Miller: I asked earlier what different people’s ideas of success are and the starkest version was fewer people dying. I mean, it was as basic as that – someone did not die today. What’s your definition of success for your own job? You have the unenviable job of being in charge of behavioral health for the state at a time when there are twin enormous crises of substance use disorder and mental illness that are very public. And that’s one difference now – because of homelessness, a lot of this is more visible to many people than it maybe would have been 20 years ago, even five years ago. But I’m curious for you personally, what success is?

Clarke: I’d say that, first and foremost, my success is rooted in not hopes but what has to be done. For me, the approach to success is not based on one individual person; It’s a collective effort.

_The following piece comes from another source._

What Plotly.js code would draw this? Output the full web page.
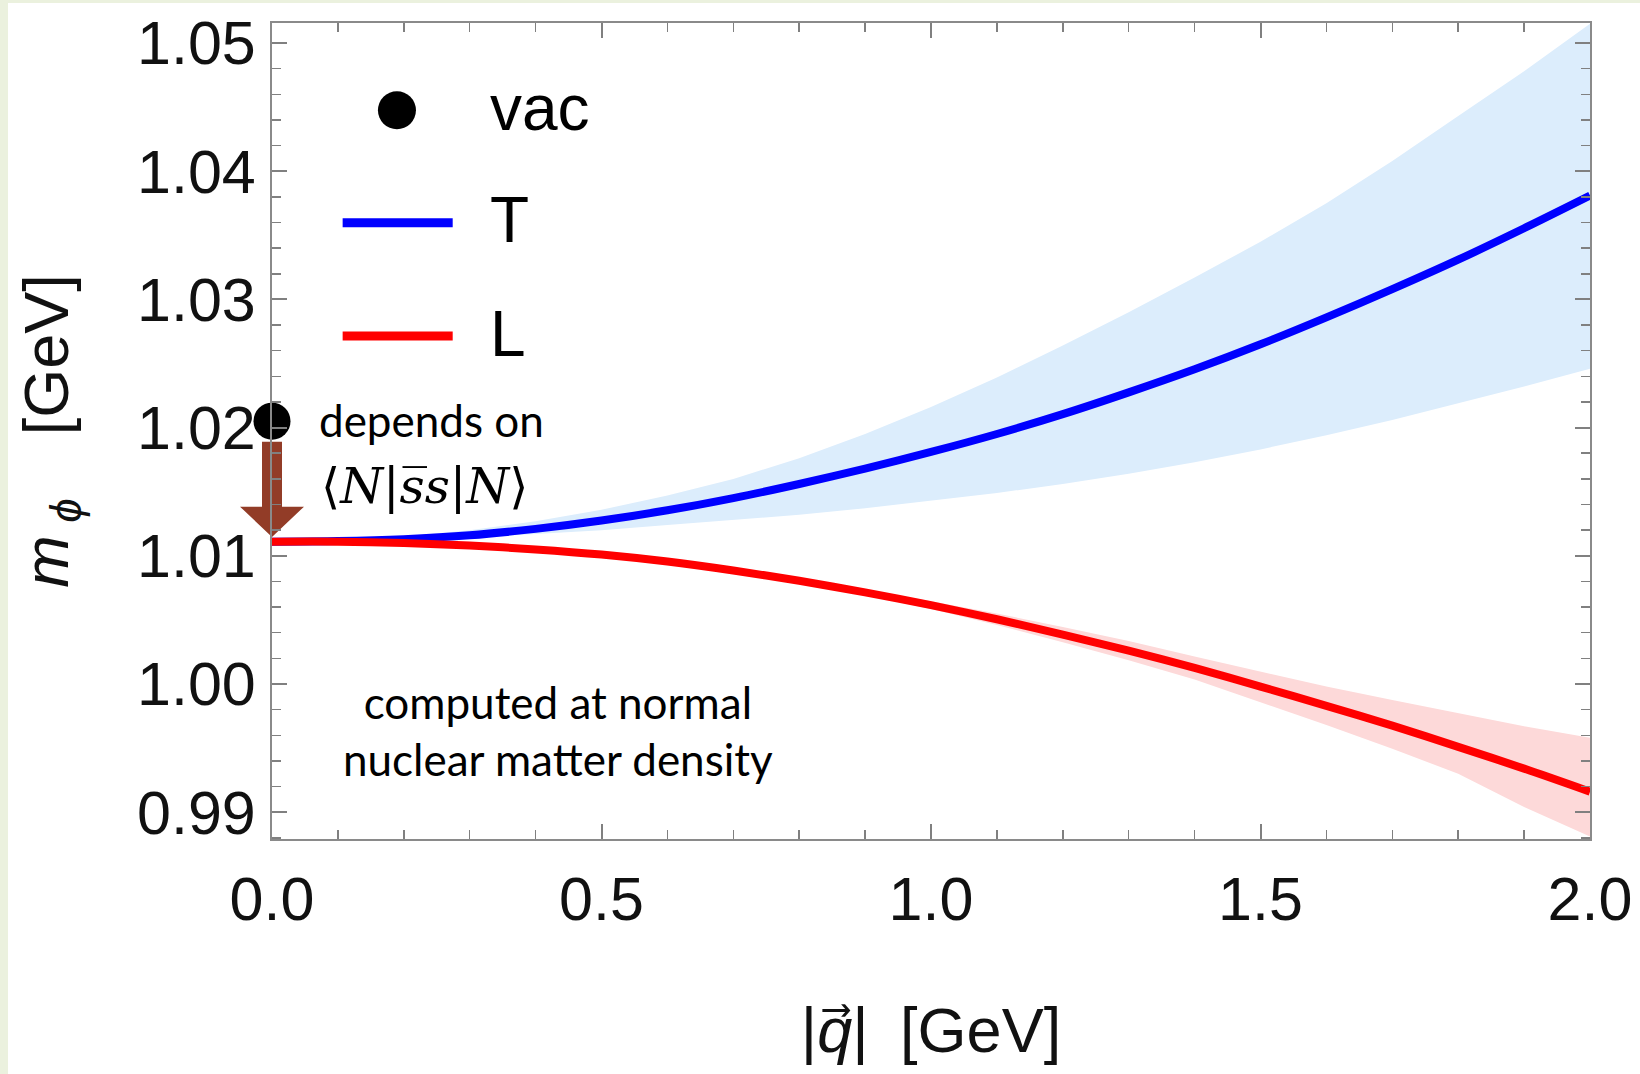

Reflecting on the issues that we’re seeing specific to fentanyl, it has to take a more intentional, collaborative approach. So besides just relying on the behavioral health system or the health care system, we have to also start to be more intentional and step into thought partnership with our first responders and with law enforcement. Because just as it was raised today, we are chasing the intersection of these new levels of lethal potency drugs, while also trying to chase the science to figure out how do we mitigate it?

So success to me is being able to have a menu of services and supports that allows someone to step into their journey of recovery and healing the way that they need to. I’d say that success for me is being able to begin to bring online and fund emerging practices that are not, like I said earlier, rooted necessarily in just Western medicine. Getting away from this, ‘it has to be either black or white.’ We are complex and we are unique and we cannot take a cookie-cutter approach to the services that we’re looking to bring on to be effective for those out there suffering.

Miller: And just briefly, we heard from Jim Laidler, this sort of chilling notion that maybe even worse pills are on the way. If we’re thinking upstream about the people who haven’t yet taken them…and who knows what else is there? How do we build a more resilient society, where people feel less of a need to escape from pain?

Clarke: That’s a really great question. I think that, what I will say is, that in the pandemic, we learned a lot about ourselves. I think that, at least from the behavioral health perspective, we were able to do things that we thought we never could do.

Part of it, quite frankly, we also have to take an emergency response approach to this issue specific to illicit substances because one life lost is too many.

Miller: Ebony Clarke. Thank you very much.

Clarke: Thank you.

Miller: That was Ebony Clarke, the director of behavioral health services for the Oregon Health Authority. She joined us at Saint Anthony’s Church recently as we focused on the Confederated Tribes of Grande Ronde’s Great Circle Recovery Clinics. Thanks very much to the Oregon Community Foundation for helping make this show and our whole solutions-oriented series possible, and to Father Pat at Saint Anthony’s Church.